▶ Collected material
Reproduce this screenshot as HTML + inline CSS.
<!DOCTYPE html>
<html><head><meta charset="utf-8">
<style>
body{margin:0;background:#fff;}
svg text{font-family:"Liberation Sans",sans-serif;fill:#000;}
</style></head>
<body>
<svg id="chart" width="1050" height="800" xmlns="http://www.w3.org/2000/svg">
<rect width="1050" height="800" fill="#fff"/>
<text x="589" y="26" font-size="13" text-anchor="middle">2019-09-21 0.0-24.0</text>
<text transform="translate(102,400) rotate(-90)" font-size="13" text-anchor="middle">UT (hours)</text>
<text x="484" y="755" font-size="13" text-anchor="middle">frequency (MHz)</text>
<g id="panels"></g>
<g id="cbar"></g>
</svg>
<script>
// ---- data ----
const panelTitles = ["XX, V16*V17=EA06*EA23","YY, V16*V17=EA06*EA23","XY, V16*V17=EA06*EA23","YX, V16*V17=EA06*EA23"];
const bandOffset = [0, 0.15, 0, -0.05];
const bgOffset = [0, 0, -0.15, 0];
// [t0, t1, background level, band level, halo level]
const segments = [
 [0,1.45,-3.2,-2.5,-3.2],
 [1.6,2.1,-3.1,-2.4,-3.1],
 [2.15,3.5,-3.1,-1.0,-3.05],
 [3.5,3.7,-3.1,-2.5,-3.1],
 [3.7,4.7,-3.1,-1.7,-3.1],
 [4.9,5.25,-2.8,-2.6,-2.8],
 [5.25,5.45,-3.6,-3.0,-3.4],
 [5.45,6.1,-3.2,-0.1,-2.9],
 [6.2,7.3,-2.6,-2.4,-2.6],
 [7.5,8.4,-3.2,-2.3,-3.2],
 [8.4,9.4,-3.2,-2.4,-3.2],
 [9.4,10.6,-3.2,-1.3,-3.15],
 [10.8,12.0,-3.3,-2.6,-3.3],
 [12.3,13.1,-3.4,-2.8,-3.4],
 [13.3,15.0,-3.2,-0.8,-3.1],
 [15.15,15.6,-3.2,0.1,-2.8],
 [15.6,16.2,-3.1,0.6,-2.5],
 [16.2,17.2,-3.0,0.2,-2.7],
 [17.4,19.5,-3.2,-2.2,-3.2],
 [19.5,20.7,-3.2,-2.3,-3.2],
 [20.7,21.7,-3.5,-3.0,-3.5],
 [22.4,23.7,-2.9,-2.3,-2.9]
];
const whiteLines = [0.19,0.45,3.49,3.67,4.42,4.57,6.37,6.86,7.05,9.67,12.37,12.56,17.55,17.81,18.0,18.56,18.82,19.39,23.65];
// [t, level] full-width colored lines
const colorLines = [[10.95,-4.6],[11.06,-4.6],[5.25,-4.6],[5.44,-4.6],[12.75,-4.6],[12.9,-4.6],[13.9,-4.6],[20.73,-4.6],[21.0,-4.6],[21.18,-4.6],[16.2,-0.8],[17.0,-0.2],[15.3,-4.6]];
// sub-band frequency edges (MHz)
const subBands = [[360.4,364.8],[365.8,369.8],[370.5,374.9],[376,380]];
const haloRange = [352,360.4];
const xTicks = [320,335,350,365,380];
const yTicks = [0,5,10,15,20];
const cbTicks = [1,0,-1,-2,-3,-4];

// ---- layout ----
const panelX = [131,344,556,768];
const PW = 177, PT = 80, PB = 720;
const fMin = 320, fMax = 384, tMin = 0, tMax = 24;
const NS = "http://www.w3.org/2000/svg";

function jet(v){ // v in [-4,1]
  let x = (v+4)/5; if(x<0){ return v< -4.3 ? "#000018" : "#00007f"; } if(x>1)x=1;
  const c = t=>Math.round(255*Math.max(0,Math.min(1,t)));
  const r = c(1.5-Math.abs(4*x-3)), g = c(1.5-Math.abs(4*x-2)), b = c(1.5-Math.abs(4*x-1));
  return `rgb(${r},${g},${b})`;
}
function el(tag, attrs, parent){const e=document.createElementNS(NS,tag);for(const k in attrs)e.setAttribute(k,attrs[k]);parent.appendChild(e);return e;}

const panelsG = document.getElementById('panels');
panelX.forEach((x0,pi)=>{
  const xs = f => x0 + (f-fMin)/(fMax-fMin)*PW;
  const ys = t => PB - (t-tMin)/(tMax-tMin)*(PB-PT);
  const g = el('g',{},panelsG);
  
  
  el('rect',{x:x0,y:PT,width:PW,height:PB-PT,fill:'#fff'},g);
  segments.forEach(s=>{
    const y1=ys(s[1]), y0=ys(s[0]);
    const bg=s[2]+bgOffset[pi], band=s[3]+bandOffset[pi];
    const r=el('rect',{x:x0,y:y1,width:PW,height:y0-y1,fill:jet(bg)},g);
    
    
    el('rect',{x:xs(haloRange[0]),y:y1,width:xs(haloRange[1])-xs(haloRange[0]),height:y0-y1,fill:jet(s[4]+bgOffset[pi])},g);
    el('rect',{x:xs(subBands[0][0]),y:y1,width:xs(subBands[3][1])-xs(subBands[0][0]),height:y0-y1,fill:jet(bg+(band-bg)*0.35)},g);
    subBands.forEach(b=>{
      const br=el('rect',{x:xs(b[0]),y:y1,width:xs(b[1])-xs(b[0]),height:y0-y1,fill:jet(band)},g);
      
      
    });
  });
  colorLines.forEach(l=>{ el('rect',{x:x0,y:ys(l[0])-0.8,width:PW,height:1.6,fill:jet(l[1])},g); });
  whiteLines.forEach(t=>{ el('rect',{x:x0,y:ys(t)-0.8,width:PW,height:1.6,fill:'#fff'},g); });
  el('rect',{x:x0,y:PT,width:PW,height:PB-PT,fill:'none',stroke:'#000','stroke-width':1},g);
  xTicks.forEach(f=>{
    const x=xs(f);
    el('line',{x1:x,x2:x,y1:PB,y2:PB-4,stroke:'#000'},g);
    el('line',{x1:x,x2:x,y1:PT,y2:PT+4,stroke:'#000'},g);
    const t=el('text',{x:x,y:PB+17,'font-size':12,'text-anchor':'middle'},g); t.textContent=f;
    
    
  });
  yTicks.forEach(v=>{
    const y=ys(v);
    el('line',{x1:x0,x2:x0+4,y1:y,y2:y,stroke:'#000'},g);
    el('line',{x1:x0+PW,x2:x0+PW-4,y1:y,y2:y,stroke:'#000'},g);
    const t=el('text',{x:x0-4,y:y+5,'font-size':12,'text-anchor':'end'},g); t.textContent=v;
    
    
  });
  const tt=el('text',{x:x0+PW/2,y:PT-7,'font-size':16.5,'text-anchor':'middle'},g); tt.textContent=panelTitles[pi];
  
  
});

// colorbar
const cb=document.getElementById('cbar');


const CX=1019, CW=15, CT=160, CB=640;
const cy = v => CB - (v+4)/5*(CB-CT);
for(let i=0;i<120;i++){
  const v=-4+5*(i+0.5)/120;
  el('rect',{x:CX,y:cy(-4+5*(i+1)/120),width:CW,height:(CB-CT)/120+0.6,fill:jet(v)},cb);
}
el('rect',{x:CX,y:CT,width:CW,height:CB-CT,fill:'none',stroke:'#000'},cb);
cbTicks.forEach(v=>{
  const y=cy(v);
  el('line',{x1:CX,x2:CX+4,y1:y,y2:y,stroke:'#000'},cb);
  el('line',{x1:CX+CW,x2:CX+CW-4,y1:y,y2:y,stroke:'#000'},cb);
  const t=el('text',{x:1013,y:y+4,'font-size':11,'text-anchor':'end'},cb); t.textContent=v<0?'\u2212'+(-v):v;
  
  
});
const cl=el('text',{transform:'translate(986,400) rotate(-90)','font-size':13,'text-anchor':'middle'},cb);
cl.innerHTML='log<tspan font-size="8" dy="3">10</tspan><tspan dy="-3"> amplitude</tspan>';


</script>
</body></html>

▶ Exercise directions
Please repeat word for word the lines above that run from the beginning through the line containing "const cbTicks = [1,0,-1,-2,-3,-4];", keeping both the first and that last line.

▶ Response to the exercise
Reproduce this screenshot as HTML + inline CSS.
<!DOCTYPE html>
<html><head><meta charset="utf-8">
<style>
body{margin:0;background:#fff;}
svg text{font-family:"Liberation Sans",sans-serif;fill:#000;}
</style></head>
<body>
<svg id="chart" width="1050" height="800" xmlns="http://www.w3.org/2000/svg">
<rect width="1050" height="800" fill="#fff"/>
<text x="589" y="26" font-size="13" text-anchor="middle">2019-09-21 0.0-24.0</text>
<text transform="translate(102,400) rotate(-90)" font-size="13" text-anchor="middle">UT (hours)</text>
<text x="484" y="755" font-size="13" text-anchor="middle">frequency (MHz)</text>
<g id="panels"></g>
<g id="cbar"></g>
</svg>
<script>
// ---- data ----
const panelTitles = ["XX, V16*V17=EA06*EA23","YY, V16*V17=EA06*EA23","XY, V16*V17=EA06*EA23","YX, V16*V17=EA06*EA23"];
const bandOffset = [0, 0.15, 0, -0.05];
const bgOffset = [0, 0, -0.15, 0];
// [t0, t1, background level, band level, halo level]
const segments = [
 [0,1.45,-3.2,-2.5,-3.2],
 [1.6,2.1,-3.1,-2.4,-3.1],
 [2.15,3.5,-3.1,-1.0,-3.05],
 [3.5,3.7,-3.1,-2.5,-3.1],
 [3.7,4.7,-3.1,-1.7,-3.1],
 [4.9,5.25,-2.8,-2.6,-2.8],
 [5.25,5.45,-3.6,-3.0,-3.4],
 [5.45,6.1,-3.2,-0.1,-2.9],
 [6.2,7.3,-2.6,-2.4,-2.6],
 [7.5,8.4,-3.2,-2.3,-3.2],
 [8.4,9.4,-3.2,-2.4,-3.2],
 [9.4,10.6,-3.2,-1.3,-3.15],
 [10.8,12.0,-3.3,-2.6,-3.3],
 [12.3,13.1,-3.4,-2.8,-3.4],
 [13.3,15.0,-3.2,-0.8,-3.1],
 [15.15,15.6,-3.2,0.1,-2.8],
 [15.6,16.2,-3.1,0.6,-2.5],
 [16.2,17.2,-3.0,0.2,-2.7],
 [17.4,19.5,-3.2,-2.2,-3.2],
 [19.5,20.7,-3.2,-2.3,-3.2],
 [20.7,21.7,-3.5,-3.0,-3.5],
 [22.4,23.7,-2.9,-2.3,-2.9]
];
const whiteLines = [0.19,0.45,3.49,3.67,4.42,4.57,6.37,6.86,7.05,9.67,12.37,12.56,17.55,17.81,18.0,18.56,18.82,19.39,23.65];
// [t, level] full-width colored lines
const colorLines = [[10.95,-4.6],[11.06,-4.6],[5.25,-4.6],[5.44,-4.6],[12.75,-4.6],[12.9,-4.6],[13.9,-4.6],[20.73,-4.6],[21.0,-4.6],[21.18,-4.6],[16.2,-0.8],[17.0,-0.2],[15.3,-4.6]];
// sub-band frequency edges (MHz)
const subBands = [[360.4,364.8],[365.8,369.8],[370.5,374.9],[376,380]];
const haloRange = [352,360.4];
const xTicks = [320,335,350,365,380];
const yTicks = [0,5,10,15,20];
const cbTicks = [1,0,-1,-2,-3,-4];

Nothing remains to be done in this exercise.